Caught in the Cloud: Privacy, Encryption, and Government Back Doors in the Web 2.0 Era
66 Pages Posted: 18 Jun 2009 Last revised: 27 Oct 2012
Date Written: August 17, 2009
Over the last few years, consumers, corporations and governments have rushed to move their data to “the cloud,” adopting web-based applications and storage solutions provided by companies that include Amazon, Google, Microsoft and Yahoo.
Unfortunately the shift to cloud computing needlessly exposes users to privacy invasion and fraud by hackers. Cloud based services also leave end users vulnerable to significant invasions of privacy by the government, resulting in the evisceration of traditional Fourth Amendment protections of a person’s private files and documents. These very real risks associated with the cloud computing model are not communicated to consumers, who are thus unable to make an informed decision when evaluating cloud based services.
This paper will argue that the increased risk that users face from hackers is primarily a result of cost-motivated design decisions on the part of the cloud providers, who have repeatedly opted to forgo strong security solutions already used in other Internet based industries.

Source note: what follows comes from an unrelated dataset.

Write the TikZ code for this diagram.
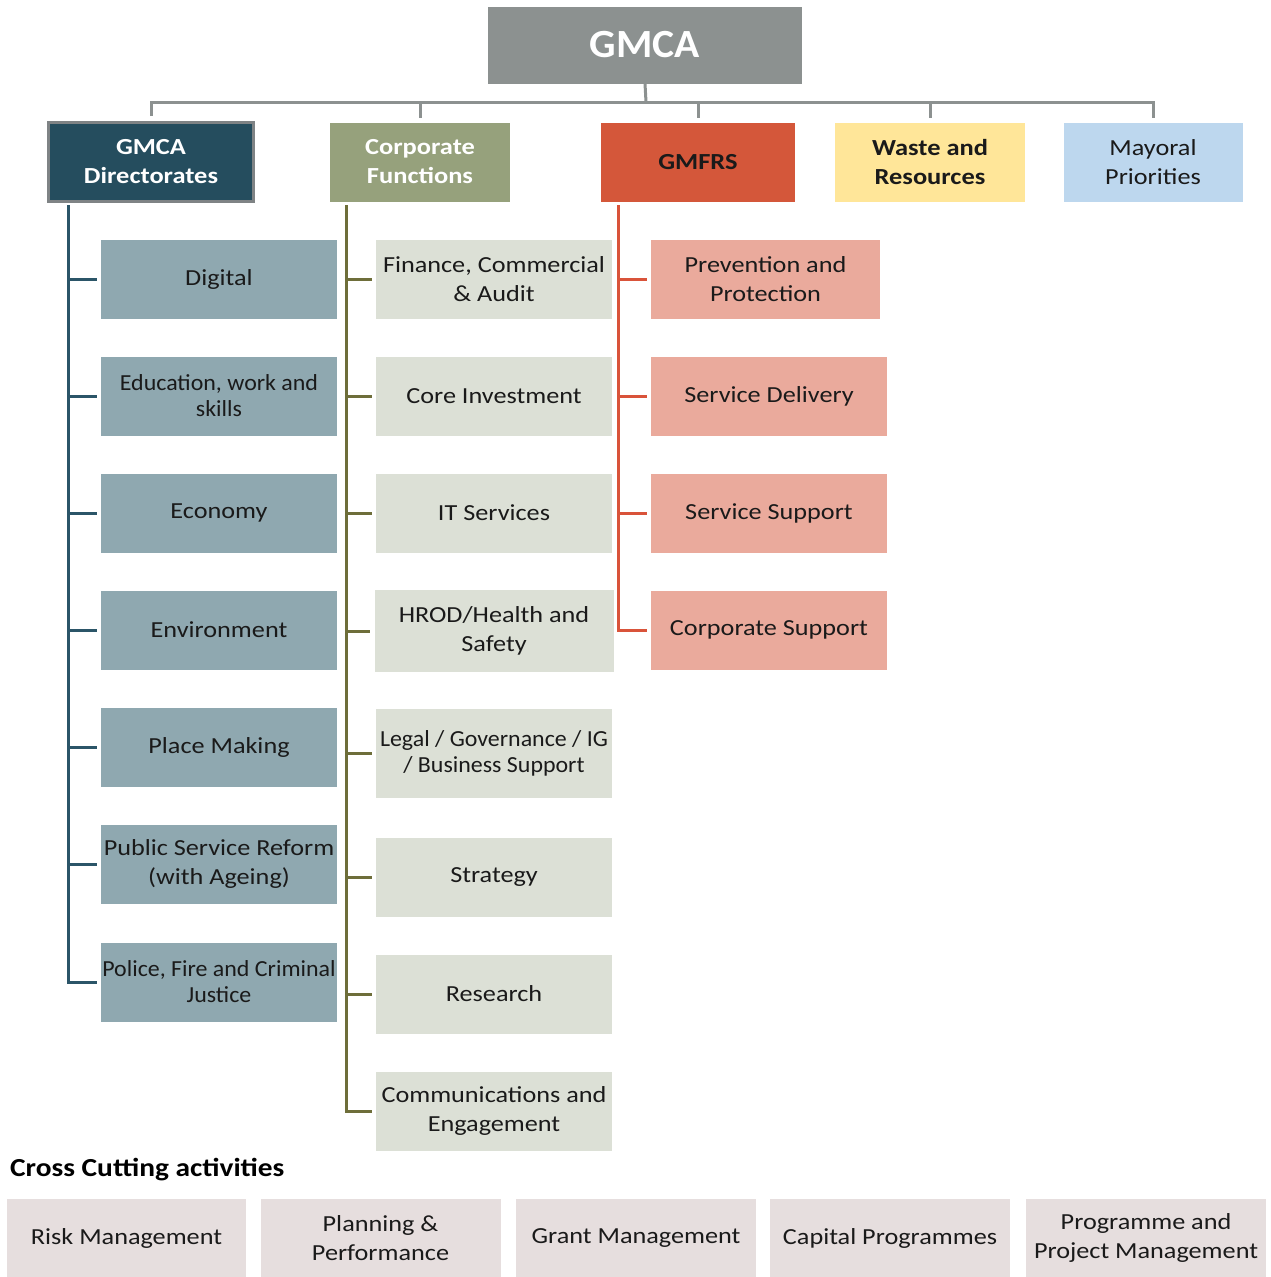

With regard to the intrusion upon user privacy performed by government agencies, fault for this privacy harm does not lie with the service providers; but the inherently coercive powers the government can flex at will. The third party doctrine, which permits government agents to obtain users’ private files from service providers with a mere subpoena, is frequently criticized by privacy scholars. However, this paper will argue that this doctrine becomes moot once encryption is in use and companies no longer have access to their customers’ private data. The real threat to privacy lies with the fact that corporations can and have repeatedly been forced to modify their own products in ways that harm end user privacy, such as by circumventing encryption.